== GIVEN ENTRIES ==

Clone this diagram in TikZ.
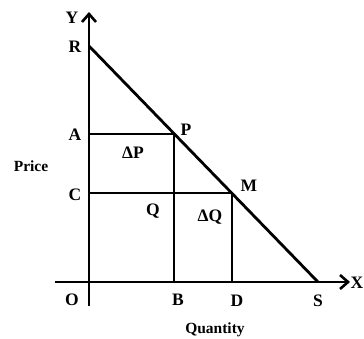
\documentclass[tikz,border=0pt]{standalone}
\usepackage{fontspec}
\setmainfont{Liberation Serif}
\usetikzlibrary{arrows.meta}
\begin{document}
\begin{tikzpicture}[x=1pt,y=-1pt,
  ln/.style={line width=2.8pt},
  axis/.style={line width=2.8pt,-{Straight Barb[length=8pt,width=14pt,line width=2.6pt]}},
  lbl/.style={font=\fontsize{17.5}{17.5}\selectfont\bfseries,inner sep=0pt},
  ttl/.style={font=\fontsize{15.5}{15.5}\selectfont\bfseries,inner sep=0pt}]
\useasboundingbox (0,0) rectangle (364,339);
\coordinate (O) at (89,282);
\coordinate (Ybot) at (89,306);
\coordinate (Ytop) at (89,12);
\coordinate (Xleft) at (55,282);
\coordinate (Xright) at (350,282);
\coordinate (R) at (89,46);
\coordinate (S) at (318,282);
\coordinate (A) at (89,134);
\coordinate (P) at (174,134);
\coordinate (C) at (89,193);
\coordinate (M) at (232,193);
\coordinate (B) at (174,282);
\coordinate (D) at (232,282);
\draw[axis] (Ybot) -- (Ytop);
\draw[axis] (Xleft) -- (Xright);
\draw[ln] (R) -- (S);
\draw[ln] (A) -- (P) -- (B);
\draw[ln] (C) -- (M) -- (D);
\node[lbl] (lY) at (72,18) {Y};
\node[lbl] (lR) at (75,47) {R};
\node[lbl] (lA) at (75,135) {A};
\node[lbl] (lP) at (186,130) {P};
\node[lbl] (ldP) at (133,153) {ΔP};
\node[ttl] (lPrice) at (31,166) {Price};
\node[lbl] (lC) at (75,195) {C};
\node[lbl] (lQ) at (153,211) {Q};
\node[lbl] (lM) at (249,186) {M};
\node[lbl] (ldQ) at (210,217) {ΔQ};
\node[lbl] (lO) at (72,300) {O};
\node[lbl] (lB) at (178,300) {B};
\node[lbl] (lD) at (237,301) {D};
\node[lbl] (lS) at (318,301) {S};
\node[lbl] (lX) at (357,283) {X};
\node[ttl] (lQty) at (215,330) {Quantity};
\end{tikzpicture}
\end{document}
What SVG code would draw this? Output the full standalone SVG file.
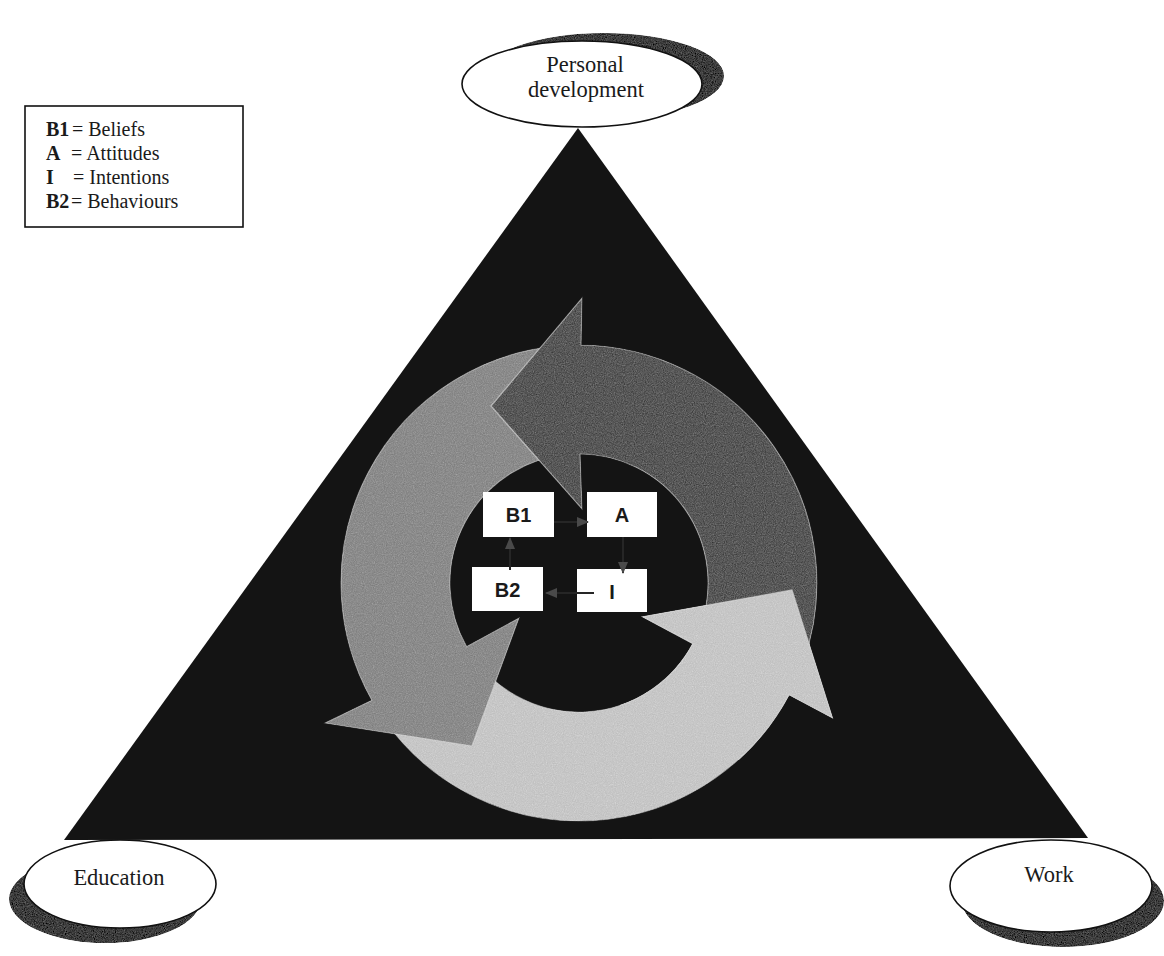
<svg xmlns="http://www.w3.org/2000/svg" width="1164" height="956" viewBox="0 0 1164 956">
  <style>
    .serif { font-family: "Liberation Serif", "Times New Roman", serif; fill: #1a1a1a; }
    .legend { font-size: 20px; }
    .oval-text { font-size: 22.5px; text-anchor: middle; }
    .oval { fill: #ffffff; stroke: #111111; stroke-width: 1.6; }
    .oval-shadow { fill: #3a3a3a; }
    .box { fill: #ffffff; }
    .box-text { font-family: "Liberation Sans", Arial, sans-serif; font-weight: bold; font-size: 20px; text-anchor: middle; fill: #1a1a1a; }
    .link { stroke: #262626; stroke-width: 2; fill: none; }
    .ring { stroke: #d4d4d4; stroke-width: 1.2; stroke-opacity: 0.7; }
  </style>
  <defs>
    <marker id="tip" viewBox="0 0 12 10" refX="11" refY="5" markerWidth="12" markerHeight="10" markerUnits="userSpaceOnUse" orient="auto">
      <path d="M0,0 L12,5 L0,10 Z" fill="#4a4a4a"/>
    </marker>
    <filter id="grain" x="-5%" y="-5%" width="110%" height="110%">
      <feTurbulence type="fractalNoise" baseFrequency="0.9" numOctaves="2" seed="4" result="t"/>
      <feColorMatrix in="t" type="saturate" values="0" result="g"/>
      <feComposite in="g" in2="SourceGraphic" operator="arithmetic" k1="0" k2="0.3" k3="1" k4="-0.07" result="c"/>
      <feComposite in="c" in2="SourceGraphic" operator="in"/>
    </filter>
    <!-- light arrow, reused so its head can sit over the dark arrow's tail -->
    <path id="light-arrow" d="M384.0,719.5 A238,238 0 0 0 789.1,694.7 L832.4,717.7 L792,590 L642.6,616.8 L692.9,643.6 A129,129 0 0 1 473.3,657.0 Z"/>
    <clipPath id="light-head-clip">
      <rect x="620" y="560" width="240" height="200"/>
    </clipPath>
  </defs>

  <rect width="1164" height="956" fill="#ffffff"/>

  <!-- base triangle -->
  <g id="triangle">
    <polygon points="578,128 64,840 1088,838" fill="#141414"/>
  </g>

  <!-- cycle of three curved arrows -->
  <g id="cycle" filter="url(#grain)">
    <use href="#light-arrow" class="ring" fill="#c6c6c6"/>
    <path class="ring" fill="#8a8a8a" d="M558.3,345.9 A238,238 0 0 0 371.8,700.2 L325,723 L472,746 L519,618 L466.7,646.5 A129,129 0 0 1 567.8,454.5 Z"/>
    <path class="ring" fill="#565656" d="M802.6,664.4 A238,238 0 0 0 581.1,345.0 L582,298 L491,406 L582,509 L580.1,454.0 A129,129 0 0 1 700.2,627.1 Z"/>
    <use href="#light-arrow" class="ring" fill="#c6c6c6" clip-path="url(#light-head-clip)"/>
  </g>

  <!-- legend -->
  <g id="legend">
    <rect x="25" y="106" width="218" height="121" fill="#ffffff" stroke="#111111" stroke-width="1.6"/>
    <text class="serif legend" x="46" y="136"><tspan font-weight="bold">B1</tspan><tspan x="72">= Beliefs</tspan></text>
    <text class="serif legend" x="46" y="160"><tspan font-weight="bold">A</tspan><tspan x="71">= Attitudes</tspan></text>
    <text class="serif legend" x="46" y="184"><tspan font-weight="bold">I</tspan><tspan x="73">= Intentions</tspan></text>
    <text class="serif legend" x="46" y="208"><tspan font-weight="bold">B2</tspan><tspan x="71">= Behaviours</tspan></text>
  </g>

  <!-- outer nodes -->
  <g id="node-personal-development">
    <ellipse class="oval-shadow" cx="604" cy="76" rx="120" ry="43" filter="url(#grain)"/>
    <ellipse class="oval" cx="582" cy="84" rx="120" ry="43"/>
    <text class="serif oval-text" x="585" y="72">Personal</text>
    <text class="serif oval-text" x="586" y="97">development</text>
  </g>
  <g id="node-education">
    <ellipse class="oval-shadow" cx="105" cy="899" rx="96" ry="44" filter="url(#grain)"/>
    <ellipse class="oval" cx="120" cy="884" rx="96" ry="44"/>
    <text class="serif oval-text" x="119" y="885">Education</text>
  </g>
  <g id="node-work">
    <ellipse class="oval-shadow" cx="1063" cy="901" rx="101" ry="46" filter="url(#grain)"/>
    <ellipse class="oval" cx="1051" cy="886" rx="101" ry="46"/>
    <text class="serif oval-text" x="1049" y="882">Work</text>
  </g>

  <!-- inner nodes -->
  <g id="node-b1">
    <rect class="box" x="483" y="492" width="71" height="45"/>
    <text class="box-text" x="518.5" y="522">B1</text>
  </g>
  <g id="node-a">
    <rect class="box" x="587" y="492" width="70" height="45"/>
    <text class="box-text" x="622" y="522">A</text>
  </g>
  <g id="node-b2">
    <rect class="box" x="472" y="567" width="71" height="44"/>
    <text class="box-text" x="507.5" y="597">B2</text>
  </g>
  <g id="node-i">
    <rect class="box" x="577" y="569" width="70" height="43"/>
    <text class="box-text" x="612" y="599">I</text>
  </g>

  <!-- connectors between inner nodes -->
  <g id="connectors">
    <line class="link" x1="554" y1="522" x2="588" y2="522" marker-end="url(#tip)"/>
    <line class="link" x1="623" y1="537" x2="623" y2="573" marker-end="url(#tip)"/>
    <line class="link" x1="594" y1="593" x2="546" y2="593" marker-end="url(#tip)"/>
    <line class="link" x1="510" y1="570" x2="510" y2="538" marker-end="url(#tip)"/>
  </g>
</svg>
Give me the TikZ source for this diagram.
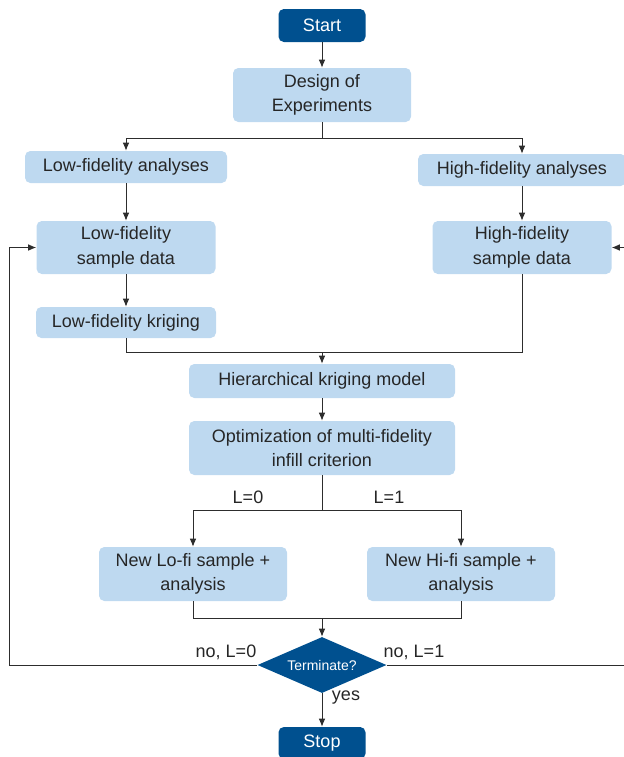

== TO BE DONE ==
Using the material above, report each line where "diagram" occurs.

== SOLUTION ==
Clone this diagram in TikZ.
Give me the TikZ source for this diagram.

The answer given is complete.